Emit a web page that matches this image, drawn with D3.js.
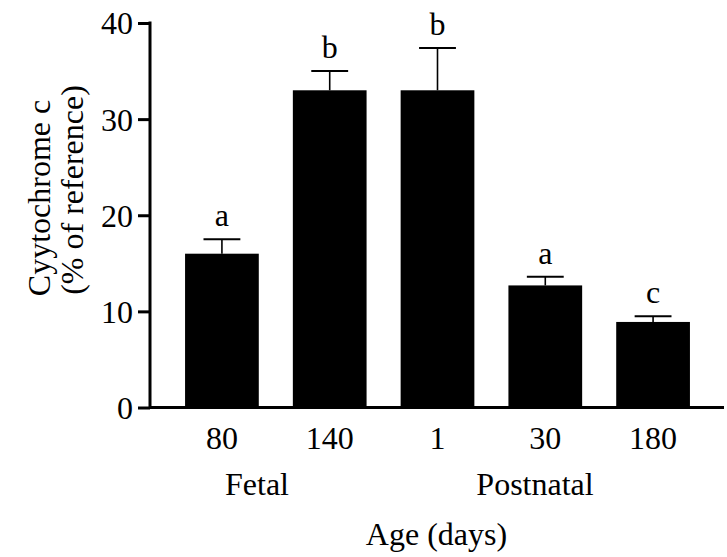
<!DOCTYPE html>
<html>
<head>
<meta charset="utf-8">
<script src="https://cdn.jsdelivr.net/npm/d3@7"></script>
<style>
  html, body { margin: 0; padding: 0; background: #fff; }
  svg { display: block; }
</style>
</head>
<body>
<svg id="chart" width="727" height="557"></svg>
<script>
// Cytochrome c content by age, mean ± SEM
const ages = ["80", "140", "1", "30", "180"];
const means = [16.0, 33.0, 33.0, 12.7, 8.9];
const sems = [1.5, 2.0, 4.4, 0.9, 0.6];
const letters = ["a", "b", "b", "a", "c"];
const yTicks = [0, 10, 20, 30, 40];
const groups = [
  { name: "Fetal", x: 257 },
  { name: "Postnatal", x: 535 }
];

const FONT = 32;
const FAMILY = "'Liberation Serif', 'Times New Roman', Times, 'DejaVu Serif', serif";
const svg = d3.select("#chart");

const x = d3.scaleBand()
  .domain(ages)
  .range([151, 724])
  .paddingInner(0.316)
  .paddingOuter(0.316);

const y = d3.scaleLinear()
  .domain([0, 40])
  .range([407.5, 23]);

// bars
svg.append("g").selectAll("rect")
  .data(ages)
  .join("rect")
  .attr("x", d => x(d))
  .attr("width", x.bandwidth())
  .attr("y", (d, i) => y(means[i]))
  .attr("height", (d, i) => y(0) - y(means[i]))
  .attr("fill", "#000");

// upper error bars
const err = svg.append("g").attr("stroke", "#000");
ages.forEach((d, i) => {
  const cx = x(d) + x.bandwidth() / 2;
  const top = y(means[i] + sems[i]);
  err.append("line")
    .attr("x1", cx).attr("x2", cx)
    .attr("y1", y(means[i])).attr("y2", top)
    .attr("stroke-width", 1.6);
  err.append("line")
    .attr("x1", cx - x.bandwidth() / 4).attr("x2", cx + x.bandwidth() / 4)
    .attr("y1", top).attr("y2", top)
    .attr("stroke-width", 2);
});

// significance letters
svg.append("g").selectAll("text")
  .data(ages)
  .join("text")
  .attr("x", d => x(d) + x.bandwidth() / 2)
  .attr("y", (d, i) => y(means[i] + sems[i]) - 13)
  .attr("text-anchor", "middle")
  .text((d, i) => letters[i]);

// x axis
const xAxis = svg.append("g")
  .attr("transform", `translate(0,${y(0)})`)
  .call(d3.axisBottom(x).tickSize(0).tickSizeOuter(0));
xAxis.select(".domain").attr("stroke-width", 3).attr("d", `M149,0H724`);
xAxis.selectAll(".tick text").attr("y", 41.5).attr("dy", 0);

// y axis
const yAxis = svg.append("g")
  .attr("transform", "translate(150,0)")
  .call(d3.axisLeft(y).tickValues(yTicks).tickSize(12).tickSizeOuter(0).tickPadding(5));
yAxis.select(".domain").attr("stroke-width", 3).attr("d", `M0,${y(40) - 1.5}V${y(0) + 1.5}`);
yAxis.selectAll(".tick line").attr("stroke-width", 3);
yAxis.selectAll(".tick text").attr("dy", "0.34em");

// group labels
svg.append("g").selectAll("text")
  .data(groups)
  .join("text")
  .attr("x", d => d.x)
  .attr("y", 495)
  .attr("text-anchor", "middle")
  .text(d => d.name);

// axis titles
svg.append("text")
  .attr("x", 436.5).attr("y", 545)
  .attr("text-anchor", "middle")
  .text("Age (days)");

svg.append("text")
  .attr("transform", "translate(50,198) rotate(-90)")
  .attr("text-anchor", "middle")
  .text("Cyytochrome c");

svg.append("text")
  .attr("transform", "translate(83,190) rotate(-90)")
  .attr("text-anchor", "middle")
  .text("(% of reference)");

// one typeface and size for every label
svg.selectAll("text")
  .attr("font-family", null)
  .attr("font-size", null)
  .style("font-family", FAMILY)
  .style("font-size", FONT + "px")
  .style("fill", "#000");
svg.selectAll("g").attr("font-family", null).attr("font-size", null);
</script>
</body>
</html>
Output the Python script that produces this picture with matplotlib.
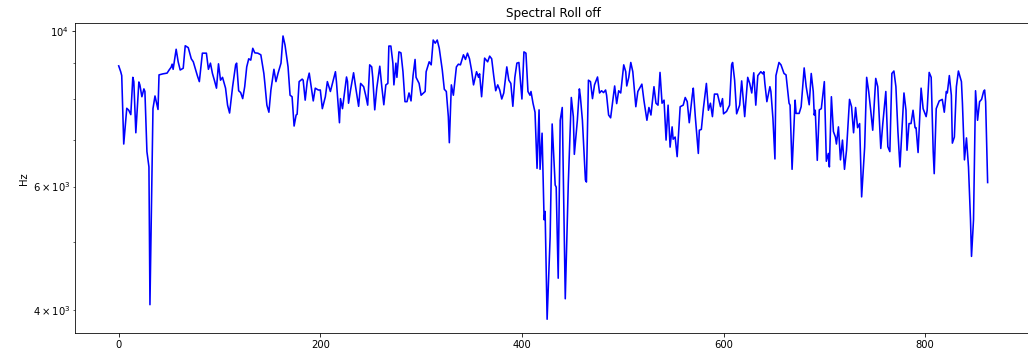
import matplotlib
matplotlib.use("Agg")
import matplotlib.pyplot as plt

# frame index and spectral roll-off (Hz)
frames = [
    0, 2, 3, 5, 8, 10, 12, 14, 15, 17, 20, 21, 23, 25, 26, 28, 30, 31, 34, 36,
    39, 40, 44, 48, 50, 52, 53, 54, 57, 59, 61, 64, 66, 69, 72, 74, 78, 80, 83, 87,
    89, 91, 93, 95, 97, 99, 101, 103, 106, 108, 110, 113, 116, 117, 119, 121, 123, 125, 127, 129,
    131, 133, 135, 138, 141, 144, 145, 147, 149, 151, 154, 156, 158, 161, 163, 165, 167, 168, 170, 172,
    174, 176, 177, 179, 182, 183, 185, 187, 189, 191, 193, 195, 198, 200, 202, 205, 207, 210, 212, 215,
    216, 219, 220, 222, 226, 227, 228, 230, 233, 235, 238, 240, 243, 245, 247, 249, 251, 252, 254, 256,
    259, 261, 263, 265, 267, 268, 270, 272, 273, 275, 276, 278, 280, 282, 284, 286, 288, 290, 292, 294,
    295, 298, 300, 304, 305, 308, 310, 312, 314, 316, 318, 321, 323, 325, 327, 328, 330, 332, 335, 337,
    339, 342, 344, 346, 348, 350, 352, 355, 357, 358, 360, 363, 366, 368, 370, 372, 374, 376, 378, 380,
    382, 385, 387, 389, 391, 393, 395, 397, 400, 402, 404, 406, 408, 409, 411, 413, 415, 417, 418, 420,
    422, 423, 425, 428, 430, 433, 434, 436, 438, 440, 443, 446, 449, 451, 452, 455, 457, 458, 460, 463,
    464, 466, 468, 470, 472, 475, 477, 479, 481, 483, 484, 486, 488, 490, 492, 494, 496, 498, 501, 503,
    504, 506, 508, 510, 513, 515, 519, 521, 524, 526, 528, 531, 533, 535, 537, 539, 541, 543, 545, 547,
    549, 550, 552, 554, 557, 560, 562, 564, 566, 569, 570, 572, 575, 576, 578, 580, 583, 585, 587, 589,
    591, 594, 597, 599, 600, 603, 606, 608, 609, 611, 613, 616, 618, 621, 624, 626, 628, 630, 632, 634,
    637, 639, 640, 641, 643, 646, 647, 649, 651, 652, 655, 657, 660, 662, 665, 666, 668, 671, 672, 675,
    677, 680, 682, 685, 687, 689, 690, 691, 693, 695, 697, 700, 702, 704, 705, 707, 709, 711, 712, 714,
    716, 718, 720, 722, 725, 727, 729, 731, 733, 735, 737, 740, 742, 744, 746, 748, 751, 753, 756, 758,
    761, 763, 765, 767, 769, 771, 773, 775, 777, 779, 781, 782, 784, 786, 788, 790, 791, 793, 796, 798,
    801, 802, 804, 806, 808, 809, 811, 814, 817, 819, 821, 822, 824, 826, 827, 829, 831, 833, 836, 837,
    839, 841, 843, 845, 846, 848, 850, 852, 854, 856, 858, 859, 860, 862,
]

rolloff_hz = [
    8920, 8750, 8640, 6900, 7760, 7710, 7600, 8590, 8470, 7160, 8460, 8380, 8060, 8270, 8200, 6730, 6400, 4070, 7750, 8080,
    7730, 8660, 8690, 8710, 8800, 8880, 8970, 8820, 9420, 9040, 8800, 8850, 9530, 9470, 9130, 9040, 8640, 8470, 9300, 9300,
    8820, 9000, 8700, 8500, 8290, 8980, 8510, 8590, 8290, 7840, 7640, 8330, 8950, 9000, 8220, 8170, 8010, 8330, 8890, 9130,
    9090, 9450, 9310, 9300, 9250, 8700, 8420, 7840, 7660, 8240, 8820, 8470, 8700, 9000, 9840, 9550, 9090, 8890, 8100, 8060,
    7320, 7590, 7610, 8470, 8540, 8510, 7970, 8470, 8710, 8330, 7950, 8290, 8240, 8240, 7750, 8060, 8470, 8200, 8420, 8750,
    8470, 7400, 8010, 7750, 8600, 8470, 7890, 8240, 8720, 8330, 7810, 8420, 8330, 8100, 7840, 8950, 8890, 8590, 7720, 8290,
    8910, 8330, 7850, 8380, 8420, 9520, 9520, 9000, 8380, 9000, 8590, 9340, 9310, 8750, 7930, 7930, 8160, 7950, 8640, 9110,
    8590, 8420, 8100, 8200, 8750, 9040, 8950, 9710, 9610, 9710, 9450, 8800, 8260, 8200, 7550, 6930, 8380, 8100, 8890, 8970,
    8950, 9250, 9110, 9300, 9130, 8800, 8380, 8750, 8590, 8690, 8060, 9150, 9040, 9210, 9130, 8640, 8220, 8380, 8240, 8000,
    8160, 8890, 8510, 8420, 7810, 8590, 9000, 9020, 8000, 9340, 9300, 8200, 8100, 8200, 7890, 7660, 6370, 7720, 6350, 7150,
    5380, 5530, 3880, 5090, 7370, 6030, 5990, 4440, 7460, 7780, 4150, 6060, 8040, 7550, 6670, 7460, 8270, 8060, 7460, 6130,
    6090, 8510, 8470, 8010, 8380, 8600, 8160, 8220, 8170, 8240, 8100, 7590, 7520, 7930, 8350, 7880, 8220, 8160, 8950, 8750,
    8350, 8590, 9020, 8750, 7800, 8200, 8400, 7970, 7460, 7780, 7590, 8330, 7890, 7840, 8730, 7890, 7970, 6990, 7840, 6830,
    7300, 7010, 7060, 6620, 7800, 7840, 8040, 7930, 7400, 8100, 8290, 7550, 6690, 7220, 7240, 7750, 8420, 7710, 7890, 7550,
    8130, 8130, 7800, 8010, 7620, 7680, 7840, 8950, 9020, 8510, 7620, 7840, 8490, 7550, 8590, 8420, 8160, 8720, 7840, 8640,
    8750, 8690, 8750, 8420, 7930, 8330, 8200, 7510, 6570, 8640, 9020, 8950, 8700, 8660, 7890, 7840, 6350, 7970, 7630, 7630,
    7800, 8860, 8330, 7850, 8700, 8200, 7590, 7710, 6540, 7720, 7750, 8470, 6520, 6690, 6400, 8060, 7190, 7060, 6900, 7300,
    6550, 6990, 6350, 6760, 7990, 7800, 7160, 7780, 7280, 7380, 5800, 6830, 8590, 8200, 7710, 7220, 8560, 8330, 6800, 7380,
    8200, 6840, 6730, 8700, 8770, 8330, 7190, 6400, 7220, 8160, 7710, 6760, 7380, 7380, 7710, 7280, 7280, 6710, 8290, 7750,
    7550, 7710, 8730, 8590, 6730, 6260, 7750, 7950, 7990, 7660, 8200, 8160, 8640, 8100, 6920, 7060, 8330, 8770, 8470, 7890,
    6550, 7040, 6400, 5380, 4770, 5380, 8220, 7460, 7930, 7990, 8200, 8240, 7930, 6080,
]

fig = plt.figure(figsize=(1028 / 72, 358 / 72), dpi=72)
ax = fig.add_axes([0.0733, 0.069, 0.9296, 0.866])

ax.plot(frames, rolloff_hz, color='b', linewidth=1.6)
ax.set_yscale('log')
ax.set_xlim(-43, 905)
ax.set_ylim(3705, 10260)
ax.set_xticks([0, 200, 400, 600, 800])

ax.set_title("Spectral Roll off", fontsize=12)
ax.set_ylabel("Hz", fontsize=10)

fig.savefig("out.png", dpi=72)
§ §
(TO BE DONE)
Can you give again only the lines between the one containing "Output the Python" and the one containing "import matplotlib.pyplot as plt", counting both, exactly as they appear and without any pictures?

(EXERCISE RESULT)
Output the Python script that produces this picture with matplotlib.
import matplotlib
matplotlib.use("Agg")
import matplotlib.pyplot as plt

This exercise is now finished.